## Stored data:
________

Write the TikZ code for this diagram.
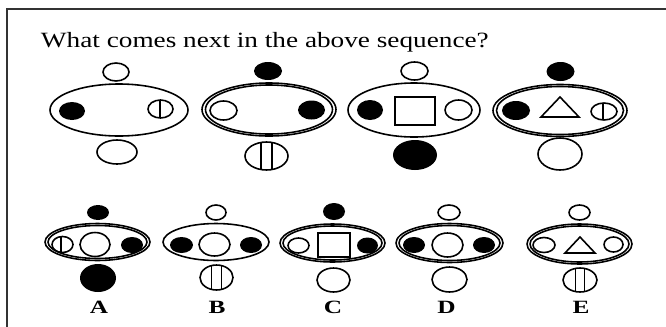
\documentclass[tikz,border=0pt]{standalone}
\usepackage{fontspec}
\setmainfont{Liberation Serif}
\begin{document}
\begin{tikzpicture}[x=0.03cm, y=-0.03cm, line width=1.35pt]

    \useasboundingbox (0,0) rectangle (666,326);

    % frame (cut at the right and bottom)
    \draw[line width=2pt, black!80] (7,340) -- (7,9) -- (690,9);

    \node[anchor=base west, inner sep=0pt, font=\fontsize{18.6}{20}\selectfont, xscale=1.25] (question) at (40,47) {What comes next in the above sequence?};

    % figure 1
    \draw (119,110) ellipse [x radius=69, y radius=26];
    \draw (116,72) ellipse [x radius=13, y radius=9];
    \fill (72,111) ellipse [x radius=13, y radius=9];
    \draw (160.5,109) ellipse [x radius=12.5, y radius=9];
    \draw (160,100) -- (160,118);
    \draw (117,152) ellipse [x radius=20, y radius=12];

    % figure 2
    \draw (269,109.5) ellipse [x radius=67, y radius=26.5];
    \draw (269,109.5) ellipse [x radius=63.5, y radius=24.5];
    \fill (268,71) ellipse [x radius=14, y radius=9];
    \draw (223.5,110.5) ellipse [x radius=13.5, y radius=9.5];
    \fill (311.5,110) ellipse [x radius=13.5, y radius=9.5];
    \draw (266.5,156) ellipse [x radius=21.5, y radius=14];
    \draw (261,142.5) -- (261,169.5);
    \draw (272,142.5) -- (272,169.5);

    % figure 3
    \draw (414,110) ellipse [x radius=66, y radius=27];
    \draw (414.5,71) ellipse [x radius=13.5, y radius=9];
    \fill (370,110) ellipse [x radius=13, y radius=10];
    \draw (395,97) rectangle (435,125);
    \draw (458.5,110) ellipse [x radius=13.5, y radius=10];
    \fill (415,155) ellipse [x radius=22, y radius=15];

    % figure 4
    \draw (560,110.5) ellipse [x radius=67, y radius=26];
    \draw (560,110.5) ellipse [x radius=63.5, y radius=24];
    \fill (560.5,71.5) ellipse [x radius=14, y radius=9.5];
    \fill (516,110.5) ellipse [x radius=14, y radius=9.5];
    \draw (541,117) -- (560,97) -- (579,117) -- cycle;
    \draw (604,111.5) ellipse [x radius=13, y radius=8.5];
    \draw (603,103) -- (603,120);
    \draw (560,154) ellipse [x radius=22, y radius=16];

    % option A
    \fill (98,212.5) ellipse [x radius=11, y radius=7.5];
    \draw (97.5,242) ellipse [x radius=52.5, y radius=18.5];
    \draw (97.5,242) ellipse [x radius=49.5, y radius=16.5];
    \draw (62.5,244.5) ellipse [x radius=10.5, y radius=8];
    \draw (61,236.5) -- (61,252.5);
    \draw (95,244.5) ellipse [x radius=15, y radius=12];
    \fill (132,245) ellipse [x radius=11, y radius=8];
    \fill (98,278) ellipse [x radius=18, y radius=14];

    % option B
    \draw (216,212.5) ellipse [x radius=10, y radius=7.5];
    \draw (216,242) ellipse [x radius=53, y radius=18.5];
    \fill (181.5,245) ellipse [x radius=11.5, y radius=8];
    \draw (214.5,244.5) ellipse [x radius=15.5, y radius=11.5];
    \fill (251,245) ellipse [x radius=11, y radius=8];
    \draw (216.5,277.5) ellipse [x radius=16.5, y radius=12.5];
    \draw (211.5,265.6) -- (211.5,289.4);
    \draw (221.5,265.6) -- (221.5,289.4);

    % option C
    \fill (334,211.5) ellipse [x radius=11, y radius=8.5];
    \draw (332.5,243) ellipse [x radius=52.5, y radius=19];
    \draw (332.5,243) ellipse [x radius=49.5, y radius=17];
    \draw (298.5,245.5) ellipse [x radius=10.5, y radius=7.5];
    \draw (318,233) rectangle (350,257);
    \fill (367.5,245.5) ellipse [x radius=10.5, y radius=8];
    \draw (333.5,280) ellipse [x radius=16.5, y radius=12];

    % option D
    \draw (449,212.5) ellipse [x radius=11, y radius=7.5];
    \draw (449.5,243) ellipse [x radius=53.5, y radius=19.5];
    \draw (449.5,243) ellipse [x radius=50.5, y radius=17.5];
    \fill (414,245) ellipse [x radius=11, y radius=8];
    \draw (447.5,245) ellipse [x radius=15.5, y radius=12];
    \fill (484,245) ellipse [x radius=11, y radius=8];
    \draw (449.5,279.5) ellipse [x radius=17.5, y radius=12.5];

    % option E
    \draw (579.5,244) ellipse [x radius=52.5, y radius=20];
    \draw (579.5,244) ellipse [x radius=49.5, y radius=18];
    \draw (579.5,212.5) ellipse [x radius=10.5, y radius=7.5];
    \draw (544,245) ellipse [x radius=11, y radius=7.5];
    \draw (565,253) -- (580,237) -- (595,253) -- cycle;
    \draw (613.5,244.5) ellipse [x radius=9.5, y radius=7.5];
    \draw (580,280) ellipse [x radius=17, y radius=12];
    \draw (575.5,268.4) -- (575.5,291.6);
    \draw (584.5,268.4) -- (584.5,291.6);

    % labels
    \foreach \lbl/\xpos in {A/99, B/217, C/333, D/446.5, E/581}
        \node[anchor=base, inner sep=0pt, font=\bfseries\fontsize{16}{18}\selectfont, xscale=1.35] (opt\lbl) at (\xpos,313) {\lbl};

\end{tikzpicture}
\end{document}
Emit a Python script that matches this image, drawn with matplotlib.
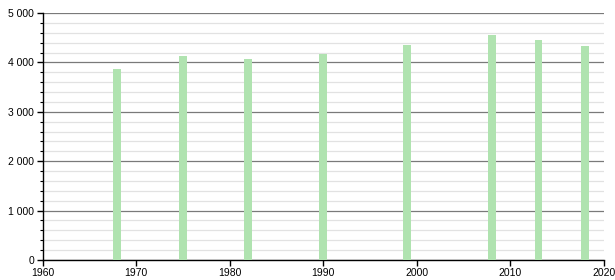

________

## GIVEN PROBLEM:
Repeat all of the entries word for word, but omit the pictures.

## REPLY TO THE TASK:
Write the TikZ code for this diagram.
\documentclass[tikz,border=0pt]{standalone}
\usepackage{fontspec}
\setmainfont{Liberation Serif}
\begin{document}
\begin{tikzpicture}[x=0.03cm, y=-0.03cm, line width=1.35pt]

    \useasboundingbox (0,0) rectangle (666,326);

    % frame (cut at the right and bottom)
    \draw[line width=2pt, black!80] (7,340) -- (7,9) -- (690,9);

    \node[anchor=base west, inner sep=0pt, font=\fontsize{18.6}{20}\selectfont, xscale=1.25] (question) at (40,47) {What comes next in the above sequence?};

    % figure 1
    \draw (119,110) ellipse [x radius=69, y radius=26];
    \draw (116,72) ellipse [x radius=13, y radius=9];
    \fill (72,111) ellipse [x radius=13, y radius=9];
    \draw (160.5,109) ellipse [x radius=12.5, y radius=9];
    \draw (160,100) -- (160,118);
    \draw (117,152) ellipse [x radius=20, y radius=12];

    % figure 2
    \draw (269,109.5) ellipse [x radius=67, y radius=26.5];
    \draw (269,109.5) ellipse [x radius=63.5, y radius=24.5];
    \fill (268,71) ellipse [x radius=14, y radius=9];
    \draw (223.5,110.5) ellipse [x radius=13.5, y radius=9.5];
    \fill (311.5,110) ellipse [x radius=13.5, y radius=9.5];
    \draw (266.5,156) ellipse [x radius=21.5, y radius=14];
    \draw (261,142.5) -- (261,169.5);
    \draw (272,142.5) -- (272,169.5);

    % figure 3
    \draw (414,110) ellipse [x radius=66, y radius=27];
    \draw (414.5,71) ellipse [x radius=13.5, y radius=9];
    \fill (370,110) ellipse [x radius=13, y radius=10];
    \draw (395,97) rectangle (435,125);
    \draw (458.5,110) ellipse [x radius=13.5, y radius=10];
    \fill (415,155) ellipse [x radius=22, y radius=15];

    % figure 4
    \draw (560,110.5) ellipse [x radius=67, y radius=26];
    \draw (560,110.5) ellipse [x radius=63.5, y radius=24];
    \fill (560.5,71.5) ellipse [x radius=14, y radius=9.5];
    \fill (516,110.5) ellipse [x radius=14, y radius=9.5];
    \draw (541,117) -- (560,97) -- (579,117) -- cycle;
    \draw (604,111.5) ellipse [x radius=13, y radius=8.5];
    \draw (603,103) -- (603,120);
    \draw (560,154) ellipse [x radius=22, y radius=16];

    % option A
    \fill (98,212.5) ellipse [x radius=11, y radius=7.5];
    \draw (97.5,242) ellipse [x radius=52.5, y radius=18.5];
    \draw (97.5,242) ellipse [x radius=49.5, y radius=16.5];
    \draw (62.5,244.5) ellipse [x radius=10.5, y radius=8];
    \draw (61,236.5) -- (61,252.5);
    \draw (95,244.5) ellipse [x radius=15, y radius=12];
    \fill (132,245) ellipse [x radius=11, y radius=8];
    \fill (98,278) ellipse [x radius=18, y radius=14];

    % option B
    \draw (216,212.5) ellipse [x radius=10, y radius=7.5];
    \draw (216,242) ellipse [x radius=53, y radius=18.5];
    \fill (181.5,245) ellipse [x radius=11.5, y radius=8];
    \draw (214.5,244.5) ellipse [x radius=15.5, y radius=11.5];
    \fill (251,245) ellipse [x radius=11, y radius=8];
    \draw (216.5,277.5) ellipse [x radius=16.5, y radius=12.5];
    \draw (211.5,265.6) -- (211.5,289.4);
    \draw (221.5,265.6) -- (221.5,289.4);

    % option C
    \fill (334,211.5) ellipse [x radius=11, y radius=8.5];
    \draw (332.5,243) ellipse [x radius=52.5, y radius=19];
    \draw (332.5,243) ellipse [x radius=49.5, y radius=17];
    \draw (298.5,245.5) ellipse [x radius=10.5, y radius=7.5];
    \draw (318,233) rectangle (350,257);
    \fill (367.5,245.5) ellipse [x radius=10.5, y radius=8];
    \draw (333.5,280) ellipse [x radius=16.5, y radius=12];

    % option D
    \draw (449,212.5) ellipse [x radius=11, y radius=7.5];
    \draw (449.5,243) ellipse [x radius=53.5, y radius=19.5];
    \draw (449.5,243) ellipse [x radius=50.5, y radius=17.5];
    \fill (414,245) ellipse [x radius=11, y radius=8];
    \draw (447.5,245) ellipse [x radius=15.5, y radius=12];
    \fill (484,245) ellipse [x radius=11, y radius=8];
    \draw (449.5,279.5) ellipse [x radius=17.5, y radius=12.5];

    % option E
    \draw (579.5,244) ellipse [x radius=52.5, y radius=20];
    \draw (579.5,244) ellipse [x radius=49.5, y radius=18];
    \draw (579.5,212.5) ellipse [x radius=10.5, y radius=7.5];
    \draw (544,245) ellipse [x radius=11, y radius=7.5];
    \draw (565,253) -- (580,237) -- (595,253) -- cycle;
    \draw (613.5,244.5) ellipse [x radius=9.5, y radius=7.5];
    \draw (580,280) ellipse [x radius=17, y radius=12];
    \draw (575.5,268.4) -- (575.5,291.6);
    \draw (584.5,268.4) -- (584.5,291.6);

    % labels
    \foreach \lbl/\xpos in {A/99, B/217, C/333, D/446.5, E/581}
        \node[anchor=base, inner sep=0pt, font=\bfseries\fontsize{16}{18}\selectfont, xscale=1.35] (opt\lbl) at (\xpos,313) {\lbl};

\end{tikzpicture}
\end{document}
Emit a Python script that matches this image, drawn with matplotlib.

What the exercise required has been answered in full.